In January, a three-judge panel ruled that the mapmakers weakened the voting strength of a powerful part of Democrats’ voting bloc — African-Americans — into just a few districts, and ordered them redrawn.

Jones said because candidates can begin raising money for their campaigns one year from the date of an election – or in the case of the 2018 state elections, in June of this year – the work needs to be completed.

“You will see that work expedited and becoming a priority for the session,” he said.

State prisons also will large on the legislative agenda, he said. Last year, the legislature came close to agreement on the construction of four super prisons – three for men and one for women. That legislation died just as the session ended.

Jones said he asked for and has received a full analysis of existing prison buildings, the cost to upgrade them, and the cost of new construction.

“The first version of the prison analysis is 560 pages long,” he said. “It is a study of the 17 major prisons in the state.”

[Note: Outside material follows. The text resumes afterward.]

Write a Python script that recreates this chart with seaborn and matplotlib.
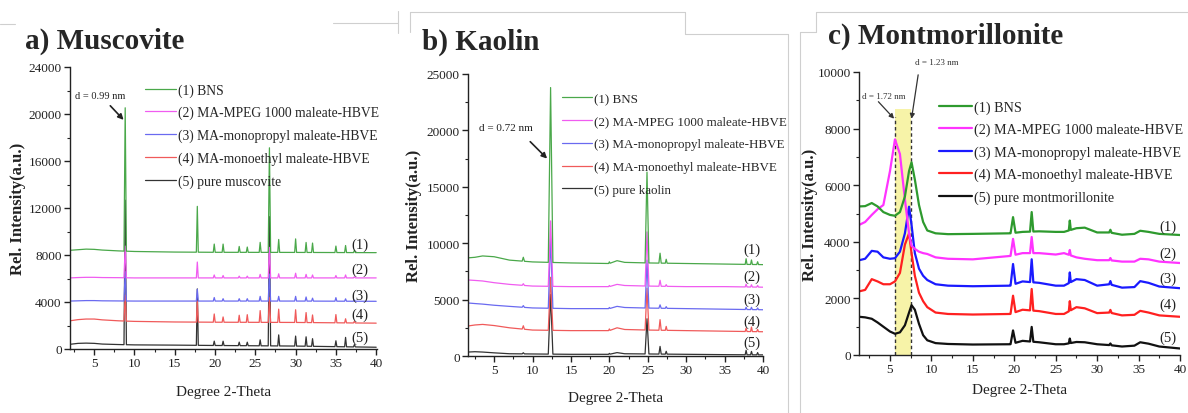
import numpy as np
import pandas as pd
import matplotlib
matplotlib.use("Agg")
import matplotlib.pyplot as plt
from matplotlib.lines import Line2D
import seaborn as sns

sns.set_theme(style="white")
plt.rcParams['font.family'] = ['Liberation Serif', 'DejaVu Serif']

# ---------------- data ----------------
series_labels_a = ["(1) BNS", "(2) MA-MPEG 1000 maleate-HBVE", "(3) MA-monopropyl maleate-HBVE",
                   "(4) MA-monoethyl maleate-HBVE", "(5) pure muscovite"]
series_labels_b = series_labels_a[:4] + ["(5) pure kaolin"]
series_labels_c = series_labels_a[:4] + ["(5) pure montmorillonite"]
curve_tags = ["(1)", "(2)", "(3)", "(4)", "(5)"]

# Panel a: muscovite
a_base_x = [2, 3, 4, 5, 6, 8, 10, 15, 20, 30, 40]
a_base_green = [8400, 8450, 8500, 8480, 8420, 8350, 8300, 8250, 8230, 8220, 8200]
a_base_pink = [6050, 6080, 6100, 6100, 6080, 6070, 6050, 6050, 6050, 6050, 6050]
a_base_blue = [4080, 4100, 4120, 4120, 4100, 4090, 4080, 4080, 4080, 4080, 4060]
a_base_red = [2400, 2500, 2550, 2550, 2480, 2400, 2350, 2300, 2280, 2260, 2200]
a_base_black = [400, 480, 500, 480, 420, 380, 350, 330, 300, 250, 150]
a_peaks = [8.85, 17.8, 19.9, 21.0, 23.0, 24.0, 25.6, 26.75, 27.9, 30.0, 31.3, 32.1, 35.0, 36.2, 37.3]
a_widths = [0.15, 0.12, 0.12, 0.12, 0.12, 0.12, 0.12, 0.15, 0.12, 0.12, 0.12, 0.12, 0.12, 0.12, 0.12]
a_h_green = [12200, 3900, 700, 700, 500, 450, 850, 8900, 1100, 1150, 850, 800, 550, 600, 200]
a_h_pink = [2700, 1350, 250, 200, 150, 150, 300, 2600, 350, 400, 300, 250, 200, 250, 100]
a_h_blue = [2500, 1000, 300, 200, 200, 200, 400, 2300, 400, 400, 350, 250, 300, 200, 100]
a_h_red = [2200, 1800, 700, 450, 600, 650, 1000, 2100, 1130, 1080, 850, 650, 700, 350, 150]
a_h_black = [12300, 4800, 370, 370, 300, 300, 510, 11000, 940, 850, 800, 650, 500, 800, 200]
a_tag_y = [8935, 6810, 4600, 2980, 1020]

# Panel b: kaolin
b_base_x = [1.6, 2.5, 3.5, 5, 7, 10, 15, 20, 21, 22, 25, 30, 35, 40]
b_base_green = [8700, 8750, 8870, 8800, 8500, 8340, 8250, 8200, 8450, 8300, 8250, 8200, 8150, 8100]
b_base_pink = [6740, 6700, 6650, 6500, 6350, 6200, 6150, 6150, 6350, 6250, 6200, 6150, 6150, 6100]
b_base_blue = [4700, 4650, 4600, 4500, 4400, 4260, 4200, 4200, 4400, 4300, 4250, 4200, 4150, 4100]
b_base_red = [2660, 2750, 2800, 2700, 2500, 2300, 2250, 2250, 2500, 2350, 2300, 2250, 2200, 2150]
b_base_black = [350, 380, 350, 280, 200, 180, 150, 150, 300, 200, 180, 150, 120, 100]
b_peaks = [8.8, 12.35, 20.0, 24.9, 26.6, 27.4, 37.8, 38.5, 39.3]
b_widths = [0.15, 0.3, 0.1, 0.25, 0.15, 0.12, 0.12, 0.12, 0.12]
b_h_green = [350, 15500, 150, 8050, 880, 350, 500, 400, 250]
b_h_pink = [150, 5800, 100, 4800, 530, 150, 250, 200, 150]
b_h_blue = [150, 6200, 100, 4250, 300, 150, 200, 200, 150]
b_h_red = [300, 4700, 150, 3700, 940, 350, 300, 400, 200]
b_h_black = [100, 5300, 80, 3120, 680, 250, 400, 300, 200]
b_tag_y = [9490, 7100, 5060, 3100, 1240]

# Panel c: montmorillonite
c_base_x = [1.3, 2, 2.8, 3.5, 4.2, 5.0, 5.6, 6.2, 6.8, 7.3, 7.6, 8.0, 8.5, 9.0, 9.5, 10.5, 12, 15,
            19.5, 21, 23, 25, 26, 27.5, 28.5, 30, 31.5, 33, 34.5, 35.2, 36.2, 37.5, 40]
c_base_green = [5250, 5260, 5370, 5250, 5050, 4950, 4920, 5050, 5600, 6500, 6810, 6200, 5300, 4700, 4400, 4300,
                4270, 4280, 4300, 4350, 4370, 4350, 4350, 4480, 4500, 4330, 4330, 4250, 4280, 4390, 4350, 4280, 4240]
c_base_pink = [4600, 4700, 4950, 5150, 5300, 6500, 7620, 7100, 5500, 4300, 3860, 3750, 3650, 3600, 3570, 3450,
               3400, 3380, 3500, 3600, 3600, 3550, 3600, 3450, 3400, 3350, 3350, 3300, 3300, 3400, 3380, 3300, 3250]
c_base_blue = [3350, 3400, 3680, 3650, 3450, 3400, 3420, 3650, 4300, 5240, 4600, 3600, 3050, 2800, 2650, 2500,
               2450, 2430, 2450, 2600, 2550, 2450, 2450, 2680, 2650, 2450, 2500, 2380, 2400, 2610, 2550, 2420, 2360]
c_base_red = [2250, 2300, 2680, 2600, 2500, 2500, 2600, 2900, 3900, 4300, 3600, 2800, 2200, 1900, 1690, 1500,
              1450, 1430, 1450, 1600, 1550, 1450, 1450, 1690, 1650, 1480, 1500, 1400, 1420, 1560, 1500, 1400, 1350]
c_base_black = [1350, 1330, 1280, 1150, 1000, 830, 750, 800, 1050, 1500, 1760, 1600, 1100, 700, 520, 420,
                390, 370, 380, 500, 450, 380, 380, 460, 450, 380, 350, 300, 330, 450, 400, 300, 230]
c_peaks = [19.85, 22.1, 26.7, 31.6]
c_widths = [0.3, 0.2, 0.12, 0.15]
c_h_green = [560, 690, 340, 100]
c_h_pink = [580, 570, 180, 80]
c_h_blue = [730, 810, 360, 120]
c_h_red = [610, 760, 340, 100]
c_h_black = [460, 520, 165, 60]
c_tag_y = [4550, 3600, 2720, 1800, 635]
c_dlines = [5.6, 7.5]

# ---------------- helpers ----------------
def build_curve(bx, by, peaks, widths, heights):
    bx = np.asarray(bx, float); by = np.asarray(by, float)
    keep = np.ones(len(bx), bool)
    for p, w in zip(peaks, widths):
        keep &= ~((bx > p - w) & (bx < p + w))
    xs = list(bx[keep]); ys = list(by[keep])
    for p, w, h in zip(peaks, widths, heights):
        for xx, add in ((p - w, 0.0), (p, h), (p + w, 0.0)):
            xs.append(xx); ys.append(np.interp(xx, bx, by) + add)
    order = np.argsort(xs)
    return pd.DataFrame({"x": np.asarray(xs)[order], "y": np.asarray(ys)[order]})

cols_ab = ["#4aa84a", "#f05cf0", "#6a6af0", "#f05a5a", "#333333"]
cols_c = ["#2e9a2e", "#ff33ff", "#1a1aff", "#ff2020", "#111111"]

W, H = 1188, 414
fig = plt.figure(figsize=(W / 100, H / 100), dpi=100)
fig.patch.set_facecolor("white")

def px_axes(l, t, r, b):
    return fig.add_axes([l / W, 1 - b / H, (r - l) / W, (b - t) / H])

def style_axes(ax, xlim, ylim, ymaj, ymin, lw_sp=1.0):
    ax.set_xlim(*xlim); ax.set_ylim(*ylim)
    ax.set_xticks(np.arange(5, 41, 5))
    ax.set_xticks(np.arange(2.5, 40.1, 2.5), minor=True)
    ax.set_yticks(np.arange(ylim[0], ylim[1] + 1, ymaj))
    ax.set_yticks(np.arange(ylim[0], ylim[1] + 1, ymin), minor=True)
    for s in ["top", "right"]:
        ax.spines[s].set_visible(False)
    for s in ["left", "bottom"]:
        ax.spines[s].set_color("#222222"); ax.spines[s].set_linewidth(lw_sp)
    ax.tick_params(which="major", direction="out", length=4, width=1, colors="#222222",
                   labelsize=9.5, left=True, bottom=True, pad=2)
    ax.tick_params(which="minor", direction="out", length=2.5, width=0.8, colors="#222222",
                   left=True, bottom=True)
    ax.set_facecolor("white")

def draw_panel(ax, bx, bases, peaks, widths, heights, colors, lw):
    handles = [None] * 5
    for i in [4, 3, 2, 1, 0]:
        df = build_curve(bx, bases[i], peaks, widths, heights[i])
        sns.lineplot(data=df, x="x", y="y", ax=ax, color=colors[i], lw=lw,
                     sort=False, estimator=None, legend=False)
        handles[i] = Line2D([], [], color=colors[i], lw=lw)
    return handles

arrow_kw = dict(arrowstyle="-|>", color="#222222", lw=1.2, mutation_scale=8, shrinkA=0, shrinkB=0)

# ---------- panel a ----------
axa = px_axes(70, 68, 377, 350)
ha = draw_panel(axa, a_base_x, [a_base_green, a_base_pink, a_base_blue, a_base_red, a_base_black],
                a_peaks, a_widths, [a_h_green, a_h_pink, a_h_blue, a_h_red, a_h_black], cols_ab, 0.9)
style_axes(axa, (2, 40.1), (0, 24000), 4000, 2000)
axa.legend(ha, series_labels_a, loc="upper left", bbox_to_anchor=(0.244, 0.943), frameon=False,
           fontsize=9.8, handlelength=2.3, handletextpad=0.15, labelspacing=0.68, borderaxespad=0, borderpad=0)
axa.annotate("", xy=(8.65, 19500), xytext=(7.0, 20700), arrowprops=arrow_kw)
axa.text(2.6, 21600, "d = 0.99 nm", fontsize=7.5, va="center", ha="left", color="#222222")
for t, yv in zip(curve_tags, a_tag_y):
    axa.text(38.0, yv, t, fontsize=10.5, ha="center", va="center", color="#222222")

# ---------- panel b ----------
axb = px_axes(468, 75, 763, 357)
hb = draw_panel(axb, b_base_x, [b_base_green, b_base_pink, b_base_blue, b_base_red, b_base_black],
                b_peaks, b_widths, [b_h_green, b_h_pink, b_h_blue, b_h_red, b_h_black], cols_ab, 0.9)
style_axes(axb, (1.6, 40), (0, 25000), 5000, 2500)
axb.legend(hb, series_labels_b, loc="upper left", bbox_to_anchor=(0.32, 0.933), frameon=False,
           fontsize=9.4, handlelength=2.3, handletextpad=0.15, labelspacing=0.81, borderaxespad=0, borderpad=0)
axb.annotate("", xy=(11.9, 17500), xytext=(9.7, 19000), arrowprops=arrow_kw)
axb.text(3.0, 20300, "d = 0.72 nm", fontsize=8, va="center", ha="left", color="#222222")
for t, yv in zip(curve_tags, b_tag_y):
    axb.text(38.6, yv, t, fontsize=10.5, ha="center", va="center", color="#222222")

# ---------- panel c ----------
axc = px_axes(859, 73, 1180, 356)
axc.axvspan(c_dlines[0], c_dlines[1], ymin=0, ymax=0.87, color="#f7f3a8", lw=0, zorder=0)
for xv in c_dlines:
    axc.plot([xv, xv], [0, 8400], ls=(0, (2.5, 2)), color="#333333", lw=1.0, zorder=1)
hc = draw_panel(axc, c_base_x, [c_base_green, c_base_pink, c_base_blue, c_base_red, c_base_black],
                c_peaks, c_widths, [c_h_green, c_h_pink, c_h_blue, c_h_red, c_h_black], cols_c, 1.6)
style_axes(axc, (1.26, 40), (0, 10000), 2000, 1000)
axc.legend(hc, series_labels_c, loc="upper left", bbox_to_anchor=(0.25, 0.90), frameon=False,
           fontsize=10.2, handlelength=2.3, handletextpad=0.15, labelspacing=0.64, borderaxespad=0, borderpad=0)
arrow_kw_c = dict(arrowstyle="-|>", color="#333333", lw=0.9, mutation_scale=7, shrinkA=0, shrinkB=0)
axc.annotate("", xy=(5.5, 8350), xytext=(3.6, 8950), arrowprops=arrow_kw_c)
axc.annotate("", xy=(7.6, 8350), xytext=(8.4, 9900), arrowprops=arrow_kw_c, annotation_clip=False)
axc.text(1.6, 9150, "d = 1.72 nm", fontsize=6.5, va="center", ha="left", color="#333333")
axc.text(8.0, 10350, "d = 1.23 nm", fontsize=6.5, va="center", ha="left", color="#333333", clip_on=False)
for t, yv in zip(curve_tags, c_tag_y):
    axc.text(38.5, yv, t, fontsize=10.5, ha="center", va="center", color="#222222")

# axis labels
for ax, lx, ly in [(axa, -44 / 307, -36 / 282), (axb, -46 / 295, -35 / 282), (axc, -41 / 321, -28 / 283)]:
    ax.set_ylabel("Rel. Intensity(a.u.)", fontsize=12, fontweight="bold", color="#222222")
    ax.set_xlabel("Degree 2-Theta", fontsize=11, color="#222222")
    ax.yaxis.set_label_coords(lx, 0.5)
    ax.xaxis.set_label_coords(0.5, ly)

# titles
fig.text(25 / W, 1 - 49 / H, "a) Muscovite", fontsize=21, fontweight="bold", va="baseline", ha="left")
fig.text(422 / W, 1 - 50 / H, "b) Kaolin", fontsize=21, fontweight="bold", va="baseline", ha="left")
fig.text(828 / W, 1 - 44 / H, "c) Montmorillonite", fontsize=21, fontweight="bold", va="baseline", ha="left")

# faint frame fragments of the pasted panels
frame_segments = [((0, 25), (15, 25)), ((333, 24), (398, 24)), ((398, 12), (398, 34)),
                  ((410, 13), (685, 13)), ((410, 13), (410, 33)), ((685, 13), (685, 35)),
                  ((685, 35), (788, 35)), ((788, 35), (788, 414)), ((800, 33), (800, 414)),
                  ((800, 33), (816, 33)), ((816, 13), (816, 33)), ((816, 13), (1188, 13))]
for (x0, y0), (x1, y1) in frame_segments:
    fig.add_artist(Line2D([x0 / W, x1 / W], [1 - y0 / H, 1 - y1 / H], color="#cfcfcf", lw=0.8))

fig.savefig("out.png", dpi=100, facecolor="white")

Building four new “super prisons” would cost $800 million, he said, while renovating and remodeling existing ones would cost $440 million.

Even though it would be less expensive, he said, the older facilities would still have more security risks than the new designs, and it would still be difficult to secure the inmates housed in dorms.

“We said at the end of the last session, if we didn’t address some issues, there would be an increase in violence.”

That was evidenced by numerous incidents in the past several months, he said, including the stabbing of the Holman Prison warden.

“That’s not a line that is often crossed. When a warden is stabbed, you’ve crossed a barrier. Once we crossed it, the violence escalated, both inmate to inmate, and inmate to corrections officer.”

The violence has made it more difficult to hire corrections officers, he said.

Asked if there would be uses for the 17 existing buildings if the new construction were approved, Jones said that the study shows seven should be demolished, while the other facilities could be repurposed for things like community corrections.

Other issues on which he touched included:

  • Impeachment. Jones chairs the impeachment proceedings that began against Gov. Robert Bentley last spring. The proceedings were put on hold at the request of Attorney General Luther Strange.

“There will be a point, and I can’t say when it will be, when we will complete the impeachment process,” he said, adding that he is waiting for the attorney general to release that requested pause.

  • A proposed 3-cent gasoline tax. The Association of County Commissioners has asked for legislation authorizing a 3-cent gasoline tax with which to repay a bond issue for infrastructure construction.

“There is no question there needs to be some investment in roads and infrastructure,” Jones said. “Are there enough votes in House and Senate to pass a gas tax? I don’t know.”